Task to carry out: Report the number of lines that hold the string "seaborn". Leave out any other text.

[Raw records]
....................

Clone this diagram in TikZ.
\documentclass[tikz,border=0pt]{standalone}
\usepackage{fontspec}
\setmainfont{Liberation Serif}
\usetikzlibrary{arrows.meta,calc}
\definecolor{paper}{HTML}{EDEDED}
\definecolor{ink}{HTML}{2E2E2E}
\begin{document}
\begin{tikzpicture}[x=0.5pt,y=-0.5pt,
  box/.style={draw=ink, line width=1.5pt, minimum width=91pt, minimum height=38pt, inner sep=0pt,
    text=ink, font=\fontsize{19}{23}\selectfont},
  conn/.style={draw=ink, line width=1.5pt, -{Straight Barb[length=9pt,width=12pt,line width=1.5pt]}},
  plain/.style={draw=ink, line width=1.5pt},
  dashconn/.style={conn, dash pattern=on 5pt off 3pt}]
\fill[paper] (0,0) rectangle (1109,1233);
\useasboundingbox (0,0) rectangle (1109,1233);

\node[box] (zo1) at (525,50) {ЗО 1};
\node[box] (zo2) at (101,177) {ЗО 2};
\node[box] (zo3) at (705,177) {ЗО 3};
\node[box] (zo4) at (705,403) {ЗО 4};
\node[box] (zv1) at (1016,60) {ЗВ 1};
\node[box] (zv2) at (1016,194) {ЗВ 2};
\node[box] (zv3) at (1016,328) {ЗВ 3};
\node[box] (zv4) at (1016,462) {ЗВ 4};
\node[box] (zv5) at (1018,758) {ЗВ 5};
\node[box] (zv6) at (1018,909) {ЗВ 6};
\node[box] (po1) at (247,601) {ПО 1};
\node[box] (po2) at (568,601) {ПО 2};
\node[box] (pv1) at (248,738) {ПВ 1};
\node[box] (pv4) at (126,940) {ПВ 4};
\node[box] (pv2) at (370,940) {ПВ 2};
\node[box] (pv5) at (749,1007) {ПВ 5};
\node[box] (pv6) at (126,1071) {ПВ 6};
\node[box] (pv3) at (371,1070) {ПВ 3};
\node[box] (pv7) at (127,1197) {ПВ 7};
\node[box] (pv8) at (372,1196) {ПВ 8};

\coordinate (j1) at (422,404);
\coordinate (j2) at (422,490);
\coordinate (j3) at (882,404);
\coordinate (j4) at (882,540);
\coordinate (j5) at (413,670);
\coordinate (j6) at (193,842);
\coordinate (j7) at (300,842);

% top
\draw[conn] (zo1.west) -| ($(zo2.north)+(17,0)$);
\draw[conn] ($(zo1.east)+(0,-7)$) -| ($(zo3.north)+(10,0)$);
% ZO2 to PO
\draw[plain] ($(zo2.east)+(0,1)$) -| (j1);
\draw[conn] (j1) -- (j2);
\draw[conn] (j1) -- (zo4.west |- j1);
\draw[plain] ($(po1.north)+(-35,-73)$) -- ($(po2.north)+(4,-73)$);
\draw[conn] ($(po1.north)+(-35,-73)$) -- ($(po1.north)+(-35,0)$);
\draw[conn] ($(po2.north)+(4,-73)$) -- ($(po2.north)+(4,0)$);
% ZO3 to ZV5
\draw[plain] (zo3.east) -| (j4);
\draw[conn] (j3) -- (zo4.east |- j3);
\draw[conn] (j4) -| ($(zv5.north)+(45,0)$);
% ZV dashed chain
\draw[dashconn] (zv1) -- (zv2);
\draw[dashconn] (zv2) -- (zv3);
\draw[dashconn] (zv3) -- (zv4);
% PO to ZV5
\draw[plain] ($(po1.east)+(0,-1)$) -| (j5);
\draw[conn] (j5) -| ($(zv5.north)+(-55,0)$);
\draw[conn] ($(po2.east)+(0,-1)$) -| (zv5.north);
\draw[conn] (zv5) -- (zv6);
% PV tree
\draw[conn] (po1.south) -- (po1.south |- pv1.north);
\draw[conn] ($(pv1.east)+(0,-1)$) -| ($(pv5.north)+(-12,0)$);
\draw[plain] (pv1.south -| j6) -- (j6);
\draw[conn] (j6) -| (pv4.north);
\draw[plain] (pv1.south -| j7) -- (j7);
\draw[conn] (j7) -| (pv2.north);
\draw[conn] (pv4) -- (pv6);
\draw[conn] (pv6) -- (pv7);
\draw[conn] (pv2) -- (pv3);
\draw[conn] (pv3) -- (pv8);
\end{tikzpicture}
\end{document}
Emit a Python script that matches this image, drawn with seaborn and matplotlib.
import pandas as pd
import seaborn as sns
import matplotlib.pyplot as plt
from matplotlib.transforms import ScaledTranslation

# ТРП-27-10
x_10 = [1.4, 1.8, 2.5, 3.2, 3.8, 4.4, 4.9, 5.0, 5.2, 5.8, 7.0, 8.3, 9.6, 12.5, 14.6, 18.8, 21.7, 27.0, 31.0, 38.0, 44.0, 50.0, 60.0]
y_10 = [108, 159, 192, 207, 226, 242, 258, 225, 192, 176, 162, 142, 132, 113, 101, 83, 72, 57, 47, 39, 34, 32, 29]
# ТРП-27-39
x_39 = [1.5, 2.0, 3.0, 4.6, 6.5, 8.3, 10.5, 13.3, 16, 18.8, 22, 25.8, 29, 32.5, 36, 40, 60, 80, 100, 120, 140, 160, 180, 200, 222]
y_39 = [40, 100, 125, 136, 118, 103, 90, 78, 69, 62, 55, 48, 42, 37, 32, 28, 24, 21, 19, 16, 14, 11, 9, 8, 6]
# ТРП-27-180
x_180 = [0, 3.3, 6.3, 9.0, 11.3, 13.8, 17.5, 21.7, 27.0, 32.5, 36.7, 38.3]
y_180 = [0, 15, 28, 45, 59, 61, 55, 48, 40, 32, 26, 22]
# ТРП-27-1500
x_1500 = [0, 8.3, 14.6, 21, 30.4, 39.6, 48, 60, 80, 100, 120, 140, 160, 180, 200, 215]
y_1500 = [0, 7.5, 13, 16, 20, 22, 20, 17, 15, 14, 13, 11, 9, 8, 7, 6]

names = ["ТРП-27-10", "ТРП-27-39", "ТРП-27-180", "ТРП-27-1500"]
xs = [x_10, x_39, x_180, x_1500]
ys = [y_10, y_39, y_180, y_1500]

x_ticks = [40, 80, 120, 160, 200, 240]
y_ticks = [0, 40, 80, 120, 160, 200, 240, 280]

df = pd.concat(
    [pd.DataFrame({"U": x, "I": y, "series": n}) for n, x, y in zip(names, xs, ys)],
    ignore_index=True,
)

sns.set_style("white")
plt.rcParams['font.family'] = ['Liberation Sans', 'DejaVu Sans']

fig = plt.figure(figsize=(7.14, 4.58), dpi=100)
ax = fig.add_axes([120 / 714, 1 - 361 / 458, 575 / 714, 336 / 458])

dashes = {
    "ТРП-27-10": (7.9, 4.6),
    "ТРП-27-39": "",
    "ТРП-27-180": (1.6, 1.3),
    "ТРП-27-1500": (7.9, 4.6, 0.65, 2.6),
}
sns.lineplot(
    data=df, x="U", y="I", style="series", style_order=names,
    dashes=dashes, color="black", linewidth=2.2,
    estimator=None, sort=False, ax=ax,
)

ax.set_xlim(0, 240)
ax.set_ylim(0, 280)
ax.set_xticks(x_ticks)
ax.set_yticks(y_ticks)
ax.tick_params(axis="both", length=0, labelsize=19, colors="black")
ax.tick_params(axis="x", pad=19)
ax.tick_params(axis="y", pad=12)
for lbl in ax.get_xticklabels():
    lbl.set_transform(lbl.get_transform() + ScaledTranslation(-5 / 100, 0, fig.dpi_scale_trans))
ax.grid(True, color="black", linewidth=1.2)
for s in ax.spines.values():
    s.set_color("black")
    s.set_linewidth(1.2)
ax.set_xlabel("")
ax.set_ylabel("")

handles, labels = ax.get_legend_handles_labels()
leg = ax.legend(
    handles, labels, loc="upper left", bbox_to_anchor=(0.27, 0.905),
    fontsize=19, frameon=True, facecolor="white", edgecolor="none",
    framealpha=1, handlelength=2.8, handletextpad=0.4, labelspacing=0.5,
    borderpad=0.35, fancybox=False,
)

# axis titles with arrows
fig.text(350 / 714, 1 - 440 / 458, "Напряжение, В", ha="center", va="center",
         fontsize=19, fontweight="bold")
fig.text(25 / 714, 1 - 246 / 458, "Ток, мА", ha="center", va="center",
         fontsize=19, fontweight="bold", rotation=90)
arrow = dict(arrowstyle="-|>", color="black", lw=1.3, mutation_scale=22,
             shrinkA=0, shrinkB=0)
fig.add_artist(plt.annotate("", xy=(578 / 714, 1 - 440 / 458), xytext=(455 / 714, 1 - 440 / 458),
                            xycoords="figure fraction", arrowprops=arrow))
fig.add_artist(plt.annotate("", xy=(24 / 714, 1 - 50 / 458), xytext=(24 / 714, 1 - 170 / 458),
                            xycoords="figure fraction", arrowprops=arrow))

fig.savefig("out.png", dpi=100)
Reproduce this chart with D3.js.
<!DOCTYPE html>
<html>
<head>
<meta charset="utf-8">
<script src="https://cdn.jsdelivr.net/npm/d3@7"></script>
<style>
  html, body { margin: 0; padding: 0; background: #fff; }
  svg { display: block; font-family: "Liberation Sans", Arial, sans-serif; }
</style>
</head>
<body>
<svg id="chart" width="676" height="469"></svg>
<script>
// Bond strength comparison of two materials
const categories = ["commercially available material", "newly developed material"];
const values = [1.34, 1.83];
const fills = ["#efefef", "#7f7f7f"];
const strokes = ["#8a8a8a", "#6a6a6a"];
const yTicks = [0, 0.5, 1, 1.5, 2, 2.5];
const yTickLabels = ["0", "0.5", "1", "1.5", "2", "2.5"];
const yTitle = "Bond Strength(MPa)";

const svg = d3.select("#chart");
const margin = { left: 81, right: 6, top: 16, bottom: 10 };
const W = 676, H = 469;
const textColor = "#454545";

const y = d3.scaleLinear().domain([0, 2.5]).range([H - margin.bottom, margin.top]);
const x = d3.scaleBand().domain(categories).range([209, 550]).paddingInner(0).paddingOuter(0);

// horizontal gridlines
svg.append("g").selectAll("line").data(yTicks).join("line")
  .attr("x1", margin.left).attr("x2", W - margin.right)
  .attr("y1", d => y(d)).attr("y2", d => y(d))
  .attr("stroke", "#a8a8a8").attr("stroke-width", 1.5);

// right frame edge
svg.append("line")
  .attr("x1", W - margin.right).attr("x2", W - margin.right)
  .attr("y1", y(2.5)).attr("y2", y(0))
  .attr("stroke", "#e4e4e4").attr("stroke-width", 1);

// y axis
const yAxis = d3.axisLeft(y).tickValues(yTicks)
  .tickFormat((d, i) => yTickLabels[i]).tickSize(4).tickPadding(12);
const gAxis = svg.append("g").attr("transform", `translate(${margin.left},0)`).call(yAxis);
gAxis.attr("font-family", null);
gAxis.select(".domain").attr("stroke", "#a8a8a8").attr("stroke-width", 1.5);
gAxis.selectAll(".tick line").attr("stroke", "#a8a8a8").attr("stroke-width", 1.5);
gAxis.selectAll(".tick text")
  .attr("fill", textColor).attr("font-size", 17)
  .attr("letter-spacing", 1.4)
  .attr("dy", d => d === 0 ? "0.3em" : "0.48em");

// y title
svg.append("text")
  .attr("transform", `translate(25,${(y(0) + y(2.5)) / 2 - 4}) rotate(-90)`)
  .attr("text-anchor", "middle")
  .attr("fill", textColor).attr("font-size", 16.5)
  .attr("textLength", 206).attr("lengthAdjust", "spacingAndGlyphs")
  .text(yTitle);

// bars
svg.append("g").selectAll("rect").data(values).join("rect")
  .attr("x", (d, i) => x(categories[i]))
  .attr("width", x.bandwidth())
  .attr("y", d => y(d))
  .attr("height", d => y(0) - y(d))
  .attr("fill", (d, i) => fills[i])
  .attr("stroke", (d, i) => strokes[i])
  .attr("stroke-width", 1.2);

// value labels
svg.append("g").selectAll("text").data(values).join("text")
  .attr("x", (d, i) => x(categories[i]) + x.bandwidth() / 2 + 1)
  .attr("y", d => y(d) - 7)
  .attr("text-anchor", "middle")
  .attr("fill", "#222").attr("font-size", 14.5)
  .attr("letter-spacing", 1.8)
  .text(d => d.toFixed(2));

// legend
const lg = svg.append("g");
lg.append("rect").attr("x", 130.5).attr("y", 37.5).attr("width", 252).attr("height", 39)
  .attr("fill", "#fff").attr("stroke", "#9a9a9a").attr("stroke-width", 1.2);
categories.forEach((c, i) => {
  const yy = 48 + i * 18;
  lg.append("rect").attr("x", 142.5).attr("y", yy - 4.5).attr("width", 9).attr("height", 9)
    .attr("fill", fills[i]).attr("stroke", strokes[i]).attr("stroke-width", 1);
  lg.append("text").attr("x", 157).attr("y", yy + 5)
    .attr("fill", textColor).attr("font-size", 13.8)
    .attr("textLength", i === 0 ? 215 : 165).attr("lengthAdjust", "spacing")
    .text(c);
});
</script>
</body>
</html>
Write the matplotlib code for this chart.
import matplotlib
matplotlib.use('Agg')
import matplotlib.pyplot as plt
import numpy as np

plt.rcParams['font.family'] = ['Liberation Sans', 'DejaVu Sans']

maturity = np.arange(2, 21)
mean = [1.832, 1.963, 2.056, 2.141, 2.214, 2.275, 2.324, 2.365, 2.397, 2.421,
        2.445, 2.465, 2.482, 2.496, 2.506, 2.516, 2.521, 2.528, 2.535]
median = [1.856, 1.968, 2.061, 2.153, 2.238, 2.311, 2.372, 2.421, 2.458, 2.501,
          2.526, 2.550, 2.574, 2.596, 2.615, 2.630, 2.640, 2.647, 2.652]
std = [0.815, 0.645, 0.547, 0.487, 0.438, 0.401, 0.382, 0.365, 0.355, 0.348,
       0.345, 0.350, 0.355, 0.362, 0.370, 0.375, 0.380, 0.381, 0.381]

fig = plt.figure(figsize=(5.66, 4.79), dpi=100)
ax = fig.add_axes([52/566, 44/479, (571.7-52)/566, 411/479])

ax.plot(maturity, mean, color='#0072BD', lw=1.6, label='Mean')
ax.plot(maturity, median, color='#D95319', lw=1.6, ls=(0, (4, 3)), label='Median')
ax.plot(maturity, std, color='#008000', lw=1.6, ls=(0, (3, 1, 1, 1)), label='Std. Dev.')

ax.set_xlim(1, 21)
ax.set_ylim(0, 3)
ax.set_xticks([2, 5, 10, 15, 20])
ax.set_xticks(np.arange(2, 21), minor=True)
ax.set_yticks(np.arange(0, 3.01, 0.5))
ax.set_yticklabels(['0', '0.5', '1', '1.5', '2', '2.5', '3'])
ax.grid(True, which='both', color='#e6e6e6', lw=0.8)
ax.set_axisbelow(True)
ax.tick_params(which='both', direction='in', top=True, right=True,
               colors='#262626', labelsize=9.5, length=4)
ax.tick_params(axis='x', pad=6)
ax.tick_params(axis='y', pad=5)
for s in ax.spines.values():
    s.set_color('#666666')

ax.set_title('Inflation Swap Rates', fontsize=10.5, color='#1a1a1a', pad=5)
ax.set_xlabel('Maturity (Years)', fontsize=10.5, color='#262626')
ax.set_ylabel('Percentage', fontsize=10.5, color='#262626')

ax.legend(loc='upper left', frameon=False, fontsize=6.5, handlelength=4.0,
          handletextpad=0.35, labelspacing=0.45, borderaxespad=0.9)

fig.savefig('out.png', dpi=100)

....................

Response: 2